PART 660--FISHERIES OFF THE WEST COAST STATES

0
1. The authority citation for part 660 continues to read as follows:

    Authority: 16 U.S.C. 1801 et seq., 16 U.S.C. 773 et seq., and 16 
U.S.C. 7001 et seq.

0
2. In Sec.  660.721, revise the section heading, introductory text, 
paragraph (a) introductory text and paragraph (b), and add paragraph 
(e) to read as follows:


Sec.  660.721  Recreational fishing bag limits and filleting 
requirements.

    This section applies to recreational fishing for albacore tuna in 
the U.S. EEZ off the coast of California, Oregon, and Washington and 
for bluefin tuna in the U.S. EEZ off the coast of California. In 
addition to individual fishermen, the operator of a U.S. sportsfishing 
vessel that fishes for albacore or bluefin tuna is responsible for 
ensuring that the bag and possession limits of this section are not 
exceeded. The bag limits of this section apply on the basis of each 24-
hour period at sea, regardless of the number of trips per day. The 
provisions of this section do not authorize any person to take and 
retain more than one daily bag limit of fish during 1 calendar day. 
Federal recreational HMS regulations are not intended to supersede any 
more restrictive state recreational HMS regulations relating to 
federally-managed HMS.
    (a) Albacore Tuna Daily Bag Limit.

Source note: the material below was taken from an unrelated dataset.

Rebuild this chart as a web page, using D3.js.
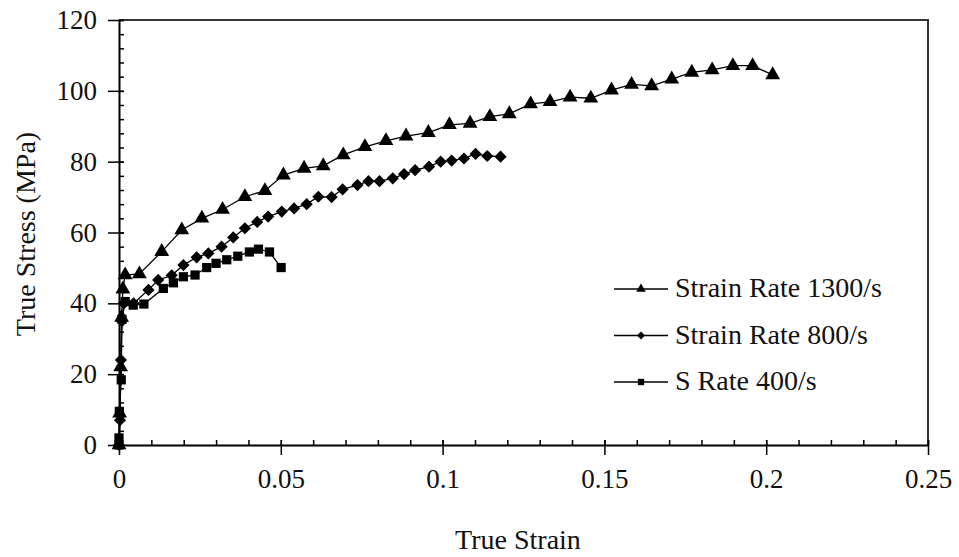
<!DOCTYPE html>
<html><head><meta charset="utf-8">
<script src="https://cdn.jsdelivr.net/npm/d3@7"></script>
<style>body{margin:0;background:#fff}svg{display:block}text{font-family:"Liberation Serif","Times New Roman",serif;fill:#111}</style>
</head><body><svg id="c" width="959" height="557"></svg>
<script>
const strain1300 = [0, 0.0002, 0.0005, 0.0008, 0.0012, 0.0019, 0.0063, 0.0132, 0.0194, 0.0256, 0.0320, 0.0389, 0.0451, 0.0508, 0.0572, 0.0631, 0.0693, 0.0760, 0.0825, 0.0887, 0.0956, 0.1021, 0.1085, 0.1146, 0.1206, 0.1272, 0.1332, 0.1394, 0.1458, 0.1522, 0.1584, 0.1646, 0.1708, 0.1770, 0.1833, 0.1897, 0.1958, 0.2020];
const stress1300 = [0, 9, 22, 36, 44, 48, 48.3, 54.6, 60.7, 64.0, 66.5, 70.1, 71.8, 76.2, 78.1, 78.8, 81.9, 84.2, 85.9, 87.2, 88.2, 90.4, 90.8, 92.7, 93.5, 96.3, 96.9, 98.2, 97.9, 100.2, 101.8, 101.4, 103.3, 105.2, 105.9, 107.1, 107.1, 104.5];
const strain800 = [0, 0.0003, 0.0006, 0.0009, 0.0015, 0.0045, 0.0091, 0.0121, 0.0163, 0.0199, 0.0240, 0.0276, 0.0317, 0.0353, 0.0389, 0.0427, 0.0461, 0.0503, 0.0541, 0.0580, 0.0616, 0.0657, 0.0691, 0.0737, 0.0771, 0.0805, 0.0846, 0.0881, 0.0915, 0.0958, 0.0994, 0.1028, 0.1066, 0.1102, 0.1138, 0.1179];
const stress800 = [0, 7, 24, 35, 40, 40, 43.8, 46.6, 47.9, 50.8, 53.0, 54.1, 56.0, 58.6, 61.2, 63.0, 64.5, 65.9, 66.8, 68.0, 70.1, 70.0, 72.2, 73.4, 74.5, 74.5, 75.3, 76.5, 77.6, 78.6, 80.0, 80.3, 80.9, 82.2, 81.6, 81.4];
const strain400 = [0, 0, 0.0001, 0.0007, 0.0009, 0.0019, 0.0044, 0.0077, 0.0137, 0.0168, 0.0199, 0.0235, 0.0271, 0.0300, 0.0333, 0.0367, 0.0403, 0.0431, 0.0465, 0.0501];
const stress400 = [0, 2, 9.5, 18.4, 35.5, 40.5, 39.5, 39.8, 44.2, 45.8, 47.5, 48.0, 50.1, 51.3, 52.3, 53.3, 54.5, 55.3, 54.5, 50.1];
const seriesNames = ["Strain Rate 1300/s", "Strain Rate 800/s", "S Rate 400/s"];
const xTicks = [0, 0.05, 0.1, 0.15, 0.2, 0.25];
const xTickLabels = ["0", "0.05", "0.1", "0.15", "0.2", "0.25"];
const yTicks = [0, 20, 40, 60, 80, 100, 120];
const xTitle = "True Strain";
const yTitle = "True Stress (MPa)";

const svg = d3.select("#c");
const L = 119, R = 928, T = 20, B = 445;
const x = d3.scaleLinear().domain([0, 0.25]).range([L, R]);
const y = d3.scaleLinear().domain([0, 120]).range([B, T]);

svg.append("path").attr("d", `M${L},${T}H${R}V${B}`).attr("fill","none").attr("stroke","#333").attr("stroke-width",2);

const xMinor = d3.range(0, 0.2501, 0.01);
svg.append("g").attr("transform",`translate(0,${B})`)
  .call(d3.axisTop(x).tickValues(xMinor).tickSize(5).tickFormat(""))
  .call(g=>g.select(".domain").remove()).selectAll("line").attr("stroke","#000").attr("stroke-width",1.5);
svg.append("g").attr("transform",`translate(${L},0)`)
  .call(d3.axisRight(y).tickValues(d3.range(0,120.1,4)).tickSize(5).tickFormat(""))
  .call(g=>g.select(".domain").remove()).selectAll("line").attr("stroke","#000").attr("stroke-width",1.5);

const xa = svg.append("g").attr("transform",`translate(0,${B})`)
  .call(d3.axisBottom(x).tickValues(xTicks).tickSizeInner(10).tickSizeOuter(0).tickPadding(14).tickFormat((d,i)=>xTickLabels[i]));
xa.select(".domain").attr("stroke","#000").attr("stroke-width",2);
xa.selectAll(".tick line").attr("y1",-5).attr("stroke","#000").attr("stroke-width",1.5);
xa.selectAll("text").attr("font-size",27).attr("font-family","Liberation Serif").attr("fill","#111");

const ya = svg.append("g").attr("transform",`translate(${L},0)`)
  .call(d3.axisLeft(y).tickValues(yTicks).tickSizeInner(11).tickSizeOuter(0).tickPadding(11));
ya.select(".domain").attr("stroke","#000").attr("stroke-width",2);
ya.selectAll(".tick line").attr("x1",5).attr("stroke","#000").attr("stroke-width",1.5);
ya.selectAll("text").attr("font-size",27).attr("font-family","Liberation Serif").attr("fill","#111");

svg.append("text").attr("x",518).attr("y",549).attr("text-anchor","middle").attr("font-size",28).text(xTitle);
svg.append("text").attr("transform","translate(35,234) rotate(-90)").attr("text-anchor","middle").attr("font-size",28).text(yTitle);

const symbols = [d3.symbolTriangle, d3.symbolDiamond2, d3.symbolSquare];
const sizes = [95, 95, 85];
const data = [
  strain1300.map((s,i)=>[s,stress1300[i]]),
  strain800.map((s,i)=>[s,stress800[i]]),
  strain400.map((s,i)=>[s,stress400[i]])
];
const line = d3.line().x(d=>x(d[0])).y(d=>y(d[1]));
data.forEach((pts,k)=>{
  svg.append("path").attr("d", line(pts)).attr("fill","none").attr("stroke","#000").attr("stroke-width",1.3);
  svg.append("g").selectAll("path").data(pts).join("path")
    .attr("transform",d=>`translate(${x(d[0])},${y(d[1])})`)
    .attr("d", d3.symbol(symbols[k], sizes[k])).attr("fill","#000");
});

const legY = [289, 335.5, 382];
seriesNames.forEach((n,k)=>{
  const g = svg.append("g");
  g.append("line").attr("x1",614).attr("x2",668).attr("y1",legY[k]).attr("y2",legY[k]).attr("stroke","#000").attr("stroke-width",1.5);
  g.append("path").attr("transform",`translate(641,${legY[k]})`).attr("d", d3.symbol(symbols[k], 40)).attr("fill","#000");
  g.append("text").attr("x",675).attr("y",legY[k]+8).attr("font-size",28).text(n);
});
</script></body></html>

Except pursuant to a multi-day 
possession permit referenced in paragraph (c) of this section, a 
recreational fisherman may take and retain, or possess onboard no more 
than:
* * * * *
    (b) Bluefin Tuna Daily Bag Limit. A recreational fisherman may take 
and retain, or possess on board no more than two bluefin tuna during 
any part of a fishing trip that occurs in the U.S. EEZ off California 
south of a line running due west true from the California-Oregon border 
[42[deg]00' N. latitude].
* * * * *
    (e) Restrictions on Filleting of Tuna South of Point Conception. 
South of a line running due west true from Point Conception, Santa 
Barbara County (34[deg]27' N. latitude) to the U.S.-Mexico border, any 
tuna that has been filleted must be individually bagged as follows:
    (1) The bag must be marked with the species' common name, and
    (2) the fish must be cut into the following six pieces with all 
skin attached: the four loins, the collar removed as one piece with 
both pectoral fins attached and intact, and the belly cut to include 
the vent and with both pelvic fins attached and intact.